Here’s some great news for the thousands of real estate investors and brokers who use ‘Section 1031’ (ten thirty-one) tax-deferred real exchanges every year: Congress has backed off its latest plan to narrow the definition of ‘like kind’ for real estate swaps.
That’s important because under current tax law, real estate investors have broad flexibility in choosing properties and structuring exchanges. For example, they can exchange a rental house for farmland, an apartment building for a commercial shopping strip. They can even exchange office buildings for mineral rights.
Given the tight statutory timetables to choose qualified properties for exchanges, that flexibility can be crucial.
Other types of investment assets, by contrast, get much stricter treatment under the tax code — and that difference in treatment opens the door to periodic attempts by green-eyeshade tax reformers on Capitol Hill to raise federal revenues by cutting down the number of eligible real estate exchanges.
If you could only swap a rental condo for another rental condo, cornfields for cornfields or commercial buildings for commercial buildings, there’d be a lot fewer exchanges every year — and probably a lot more IRS audits of taxpayers to make sure the properties swapped met all the ‘like kind’ requirements.

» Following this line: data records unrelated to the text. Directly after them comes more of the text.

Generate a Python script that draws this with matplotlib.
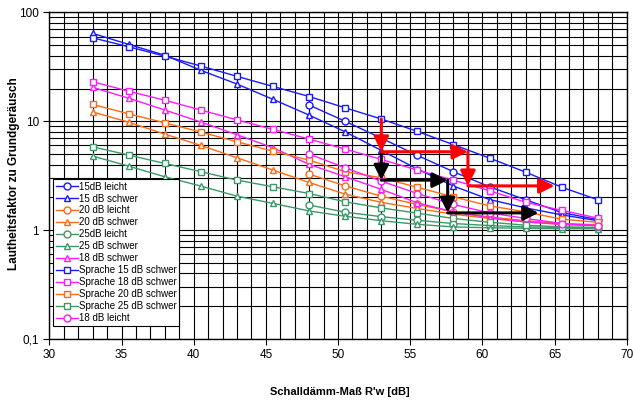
import matplotlib
matplotlib.use("Agg")
import matplotlib.pyplot as plt
import numpy as np

plt.rcParams['font.family'] = ['Liberation Sans', 'DejaVu Sans']

# x positions of the measured points
x_all = [33, 35.5, 38, 40.5, 43, 45.5, 48, 50.5, 53, 55.5, 58, 60.5, 63, 65.5, 68]
x_leicht = [48, 50.5, 53, 55.5, 58, 60.5, 63, 65.5, 68]

# 15 dB
blue_leicht = [14.1, 10.0, 7.0, 4.86, 3.44, 2.5, 1.9, 1.45, 1.25]
blue_schwer = [64.3, 50.9, 40.5, 29.4, 22.0, 15.9, 11.4, 8.0, 5.4, 3.64, 2.54, 1.91, 1.6, 1.38, 1.22]
blue_sprache = [58.5, 48.4, 39.7, 32.2, 25.9, 20.9, 16.9, 13.3, 10.5, 8.07, 6.1, 4.59, 3.41, 2.48, 1.9]
# 20 dB
orange_leicht = [3.27, 2.55, 2.05, 1.72, 1.47, 1.32, 1.22, 1.15, 1.12]
orange_schwer = [12.2, 9.8, 7.62, 6.0, 4.62, 3.56, 2.74, 2.14, 1.8, 1.58, 1.4, 1.28, 1.19, 1.13, 1.1]
orange_sprache = [14.3, 11.7, 9.68, 7.96, 6.49, 5.3, 4.4, 3.44, 3.03, 2.47, 2.02, 1.67, 1.47, 1.26, 1.18]
# 25 dB
green_leicht = [1.7, 1.46, 1.33, 1.23, 1.15, 1.1, 1.07, 1.06, 1.05]
green_schwer = [4.79, 3.87, 3.09, 2.54, 2.05, 1.76, 1.5, 1.34, 1.22, 1.13, 1.07, 1.05, 1.04, 1.03, 1.03]
green_sprache = [5.83, 4.89, 4.1, 3.44, 2.88, 2.5, 2.17, 1.82, 1.6, 1.43, 1.28, 1.18, 1.11, 1.07, 1.06]
# 18 dB
magenta_leicht = [5.0, 3.74, 2.82, 2.17, 1.72, 1.44, 1.28, 1.15, 1.1]
magenta_schwer = [20.5, 16.3, 12.7, 9.84, 7.52, 5.71, 4.02, 3.09, 2.37, 1.78, 1.47, 1.3, 1.19, 1.13, 1.1]
magenta_sprache = [23.1, 18.9, 15.6, 12.7, 10.3, 8.42, 6.86, 5.55, 4.47, 3.56, 2.88, 2.3, 1.8, 1.52, 1.29]

blue = '#1a1aff'
orange = '#ff6a13'
green = '#3a9a6a'
magenta = '#ff1aff'

# (label, x, y, colour, marker) in legend order
series = [
    ("15dB leicht", x_leicht, blue_leicht, blue, 'o'),
    ("15 dB schwer", x_all, blue_schwer, blue, '^'),
    ("20 dB leicht", x_leicht, orange_leicht, orange, 'o'),
    ("20 dB schwer", x_all, orange_schwer, orange, '^'),
    ("25dB leicht", x_leicht, green_leicht, green, 'o'),
    ("25 dB schwer", x_all, green_schwer, green, '^'),
    ("18 dB schwer", x_all, magenta_schwer, magenta, '^'),
    ("Sprache 15 dB schwer", x_all, blue_sprache, blue, 's'),
    ("Sprache 18 dB schwer", x_all, magenta_sprache, magenta, 's'),
    ("Sprache 20 dB schwer", x_all, orange_sprache, orange, 's'),
    ("Sprache 25 dB schwer", x_all, green_sprache, green, 's'),
    ("18 dB leicht", x_leicht, magenta_leicht, magenta, 'o'),
]

# arrows: (x0, y0, x1, y1)
red_arrows = [(53, 10.5, 53, 5.25), (53, 5.25, 59, 5.25),
              (59, 5.25, 59, 2.55), (59, 2.55, 65, 2.55)]
black_arrows = [(53, 5.25, 53, 2.88), (53, 2.88, 57.6, 2.88),
                (57.6, 2.88, 57.6, 1.44), (57.6, 1.44, 63.9, 1.44)]

fig = plt.figure(figsize=(6.33, 4.03), dpi=100)
ax = fig.add_axes([0.078, 0.159, 0.912, 0.81])
ax.set_yscale('log')
ax.set_xlim(30, 70)
ax.set_ylim(0.1, 100)

# grid: every unit vertically, log major+minor horizontally
ax.set_xticks(np.arange(30, 71, 5))
ax.set_xticks(np.arange(30, 71, 1), minor=True)
ax.grid(True, which='both', axis='both', color='black', linewidth=0.8)
ax.set_axisbelow(True)

for label, xs, ys, col, mk in series:
    ax.plot(xs, ys, color=col, linewidth=1.0, marker=mk, markersize=5,
            markerfacecolor='white', markeredgecolor=col, markeredgewidth=1.0,
            label=label, zorder=3)

def draw_arrows(arrows, col):
    for x0, y0, x1, y1 in arrows:
        ax.annotate('', xy=(x1, y1), xytext=(x0, y0),
                    arrowprops=dict(arrowstyle='-|>,head_length=0.9,head_width=0.45',
                                    color=col, lw=2.2, shrinkA=0, shrinkB=0),
                    zorder=5)

draw_arrows(black_arrows, 'black')
draw_arrows(red_arrows, '#ff0000')

ax.set_yticks([0.1, 1, 10, 100])
ax.set_yticklabels(['0,1', '1', '10', '100'])
ax.tick_params(axis='both', which='major', labelsize=8.5, length=4, color='black')
ax.tick_params(axis='both', which='minor', length=0)
ax.tick_params(axis='y', which='minor', left=False)
ax.yaxis.set_minor_formatter(matplotlib.ticker.NullFormatter())

for s in ax.spines.values():
    s.set_linewidth(1.0)

fig.text(0.022, 0.57, "Lautheitsfaktor zu Grundgeräusch", fontsize=8.5, fontweight='bold',
         rotation=90, ha='center', va='center')
fig.text(0.537, 0.02, "Schalldämm-Maß R'w [dB]", fontsize=8, fontweight='bold', ha='center')

leg = ax.legend(loc='lower left', bbox_to_anchor=(0.007, 0.04), fontsize=7,
                frameon=True, fancybox=False, edgecolor='black', framealpha=1,
                handlelength=2.2, labelspacing=0.2, borderpad=0.3, handletextpad=0.1,
                borderaxespad=0, markerscale=1.0)
leg.get_frame().set_linewidth(0.8)
leg.set_zorder(6)

fig.savefig('out.png', dpi=100)
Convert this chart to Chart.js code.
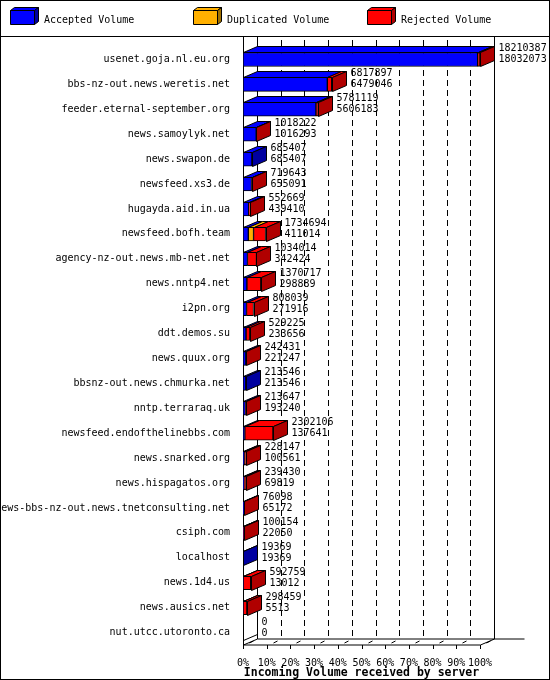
<!DOCTYPE html>
<html>
<head>
<meta charset="utf-8">
<script src="https://cdn.jsdelivr.net/npm/chart.js@4/dist/chart.umd.min.js"></script>
<style>
  html, body { margin: 0; padding: 0; background: #fff; }
  #wrap { width: 550px; height: 680px; position: relative; }
</style>
</head>
<body>
<div id="wrap"><canvas id="chart" width="550" height="680"></canvas></div>
<script>
const servers = [
  "usenet.goja.nl.eu.org", "bbs-nz-out.news.weretis.net", "feeder.eternal-september.org",
  "news.samoylyk.net", "news.swapon.de", "newsfeed.xs3.de", "hugayda.aid.in.ua",
  "newsfeed.bofh.team", "agency-nz-out.news.mb-net.net", "news.nntp4.net", "i2pn.org",
  "ddt.demos.su", "news.quux.org", "bbsnz-out.news.chmurka.net", "nntp.terraraq.uk",
  "newsfeed.endofthelinebbs.com", "news.snarked.org", "news.hispagatos.org",
  "news-bbs-nz-out.news.tnetconsulting.net", "csiph.com", "localhost", "news.1d4.us",
  "news.ausics.net", "nut.utcc.utoronto.ca"
];
const totalVolume = [18210387, 6817897, 5781119, 1018222, 685407, 719643, 552669, 1734694,
  1034014, 1370717, 808039, 529225, 242431, 213546, 213647, 2302106, 228147, 239430,
  76098, 100154, 19369, 592759, 298459, 0];
const acceptedVolume = [18032073, 6479046, 5606183, 1016293, 685407, 655091, 439410, 411014,
  342424, 298889, 271916, 233656, 221247, 213546, 193240, 137641, 100561, 69819,
  65172, 22050, 19369, 13012, 5513, 0];
const duplicatedVolume = [0, 0, 0, 0, 0, 0, 0, 400000, 0, 0, 0, 0, 0, 0, 0, 0, 0, 0,
  0, 0, 0, 0, 0, 0];
const rejectedVolume = [178314, 338851, 174936, 1929, 0, 64552, 113259, 923680, 691590,
  1071828, 536123, 295569, 21184, 0, 20407, 2164465, 127586, 169611, 10926, 78104,
  0, 579747, 292946, 0];
const percentTicks = [0, 10, 20, 30, 40, 50, 60, 70, 80, 90, 100];

const maxVolume = Math.max(...totalVolume);
const pct = arr => arr.map(v => v / maxVolume * 100);

const FONT = "DejaVu Sans Mono";
const DX = 14, DY = -6;
const colors = [
  { face: "#0000ff", dark: "#0000a0" },
  { face: "#ffb000", dark: "#a07000" },
  { face: "#ff0000", dark: "#b00000" }
];

function poly(ctx, pts, fill) {
  ctx.beginPath();
  ctx.moveTo(pts[0][0], pts[0][1]);
  for (let i = 1; i < pts.length; i++) ctx.lineTo(pts[i][0], pts[i][1]);
  ctx.closePath();
  ctx.fillStyle = fill;
  ctx.fill();
  ctx.stroke();
}

const frame3d = {
  id: "frame3d",
  beforeDraw(chart) {
    const { ctx, chartArea: a, scales } = chart;
    const xs = scales.x;
    ctx.save();
    ctx.fillStyle = "#fff";
    ctx.fillRect(0, 0, chart.width, chart.height);
    ctx.strokeStyle = "#000";
    ctx.lineWidth = 1;
    ctx.strokeRect(0.5, 0.5, chart.width - 1, chart.height - 1);
    ctx.beginPath();
    ctx.moveTo(0, 36.5); ctx.lineTo(chart.width, 36.5);
    ctx.stroke();

    // legend
    ctx.font = "10px " + FONT;
    ctx.textBaseline = "middle";
    const legendX = [10, 193, 367];
    chart.data.datasets.forEach((ds, i) => {
      const x = legendX[i] + 0.5, y = 10.5, w = 24, h = 14;
      poly(ctx, [[x, y], [x + w, y], [x + w, y + h], [x, y + h]], colors[i].face);
      poly(ctx, [[x, y], [x + 4, y - 3], [x + w + 4, y - 3], [x + w, y]], colors[i].face);
      poly(ctx, [[x + w, y], [x + w + 4, y - 3], [x + w + 4, y + h - 3], [x + w, y + h]], colors[i].dark);
      ctx.fillStyle = "#000";
      ctx.fillText(ds.label, legendX[i] + 34, 20);
    });

    // walls and dashed back grid
    const x0 = Math.round(xs.getPixelForValue(0)) + 0.5;
    const x100 = Math.round(xs.getPixelForValue(100)) + 0.5;
    ctx.beginPath();
    ctx.moveTo(x0, 37); ctx.lineTo(x0, a.bottom);
    ctx.moveTo(x0 + DX, 37); ctx.lineTo(x0 + DX, a.bottom + DY);
    ctx.moveTo(x100 + DX, 37); ctx.lineTo(x100 + DX, a.bottom + DY);
    ctx.moveTo(x0 + DX, a.bottom + DY); ctx.lineTo(x100 + DX + 30, a.bottom + DY);
    ctx.moveTo(x0, a.bottom); ctx.lineTo(x0 + DX, a.bottom + DY);
    ctx.moveTo(x0, a.bottom); ctx.lineTo(x100, a.bottom);
    ctx.lineTo(x100 + DX, a.bottom + DY);
    ctx.stroke();
    ctx.setLineDash([6, 4]);
    percentTicks.slice(1, -1).forEach(p => {
      const gx = Math.round(xs.getPixelForValue(p)) + 0.5 + DX;
      ctx.beginPath();
      ctx.moveTo(gx, 40); ctx.lineTo(gx, a.bottom + DY);
      ctx.stroke();
    });
    ctx.setLineDash([]);
    percentTicks.forEach(p => {
      const gx = Math.round(xs.getPixelForValue(p)) + 0.5;
      ctx.beginPath();
      ctx.moveTo(gx, a.bottom + 4); ctx.lineTo(gx, a.bottom);
      ctx.moveTo(gx + 6, a.bottom - 2); ctx.lineTo(gx + 10, a.bottom - 4);
      ctx.stroke();
    });
    ctx.restore();
  },
  afterDatasetsDraw(chart) {
    const { ctx } = chart;
    ctx.save();
    ctx.strokeStyle = "#000";
    ctx.lineWidth = 1;
    const metas = chart.data.datasets.map((d, i) => chart.getDatasetMeta(i));
    servers.forEach((s, r) => {
      let last = -1, right = null, top = null, left = null;
      metas.forEach((m, i) => {
        const el = m.data[r];
        const p = el.getProps(["x", "y", "base", "height"], true);
        const y = Math.round(p.y - p.height / 2) + 0.5;
        if (left === null) left = Math.round(p.base) + 0.5;
        top = y;
        if (chart.data.datasets[i].data[r] <= 0) return;
        const b = Math.round(p.base) + 0.5, x = Math.round(p.x) + 0.5;
        poly(ctx, [[b, y], [x, y], [x + DX, y + DY], [b + DX, y + DY]], colors[i].face);
        last = i; right = x;
      });
      const el = metas[0].data[r];
      const h = Math.round(el.height);
      if (last >= 0) {
        poly(ctx, [[right, top], [right + DX, top + DY], [right + DX, top + DY + h], [right, top + h]], colors[last].dark);
      } else {
        right = left;
        ctx.beginPath();
        ctx.moveTo(left, top + h); ctx.lineTo(left + DX, top + h + DY);
        ctx.stroke();
      }
      ctx.fillStyle = "#000";
      ctx.font = "10px " + FONT;
      ctx.textBaseline = "middle";
      ctx.fillText(String(totalVolume[r]), right + DX + 4, top + DY + 2);
      ctx.fillText(String(acceptedVolume[r]), right + DX + 4, top + DY + 13);
    });
    ctx.restore();
  }
};

Chart.defaults.font.family = FONT;
Chart.defaults.color = "#000";

new Chart(document.getElementById("chart").getContext("2d"), {
  type: "bar",
  plugins: [frame3d],
  data: {
    labels: servers,
    datasets: [
      { label: "Accepted Volume", data: pct(acceptedVolume), backgroundColor: colors[0].face },
      { label: "Duplicated Volume", data: pct(duplicatedVolume), backgroundColor: colors[1].face },
      { label: "Rejected Volume", data: pct(rejectedVolume), backgroundColor: colors[2].face }
    ]
  },
  options: {
    indexAxis: "y",
    responsive: false,
    animation: false,
    layout: { padding: { top: 47, right: 70, left: 0, bottom: 0 } },
    datasets: { bar: { barThickness: 14, borderWidth: 1, borderColor: "#000", borderSkipped: false } },
    plugins: { legend: { display: false }, tooltip: { enabled: false } },
    scales: {
      x: {
        stacked: true,
        min: 0,
        max: 100,
        afterBuildTicks: s => { s.ticks = percentTicks.map(v => ({ value: v })); },
        afterFit: s => { s.height = 35; },
        grid: { display: false },
        border: { display: false },
        ticks: { font: { size: 10 }, padding: 4, maxRotation: 0, autoSkip: false, callback: v => v + "%" },
        title: { display: true, text: "Incoming Volume received by server", font: { size: 11.5, weight: "bold" }, padding: { top: 0, bottom: 0 } }
      },
      y: {
        stacked: true,
        afterFit: s => { s.width = 243; },
        grid: { display: false },
        border: { display: false },
        ticks: { font: { size: 10 }, padding: 5, autoSkip: false }
      }
    }
  }
});
</script>
</body>
</html>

So when tax reformers tucked away a tiny, technical amendment deep inside the massive federal farm bill pending in Congress, they apparently hoped they could sneak it through with nobody looking. But instead, alarm bells went off among real estate lobbyists who get paid to read through thousand-page bills like the farm legislation to make sure there are no unpleasant surprises lurking for real estate.
That’s precisely what they found. The tax reformers had inserted a provision that would have only affected only certain agricultural property exchanges by narrowing the window for what constitutes ‘like kind.’
But any restriction on ‘like kind’ for real estate would be the proverbial ‘camel’s nose in the tent.’ It would open the door to still further revenue-driven restrictions that could seriously limit the utility of tax-deferred exchanges for all real estate owners.
Linda Goold, chief tax lobbyist for the National Association of Realtors and a leader in the effort to get the 1031 amendment dropped from the final legislation approved by Congress, confirmed the successful deletion. In comments to Realty Times earlier this week, she said:
‘Yes, we killed that obnoxious farm bill 1031 provision. (And) it felt good, I might add.’
Real estate investors nationwide should share that sentiment.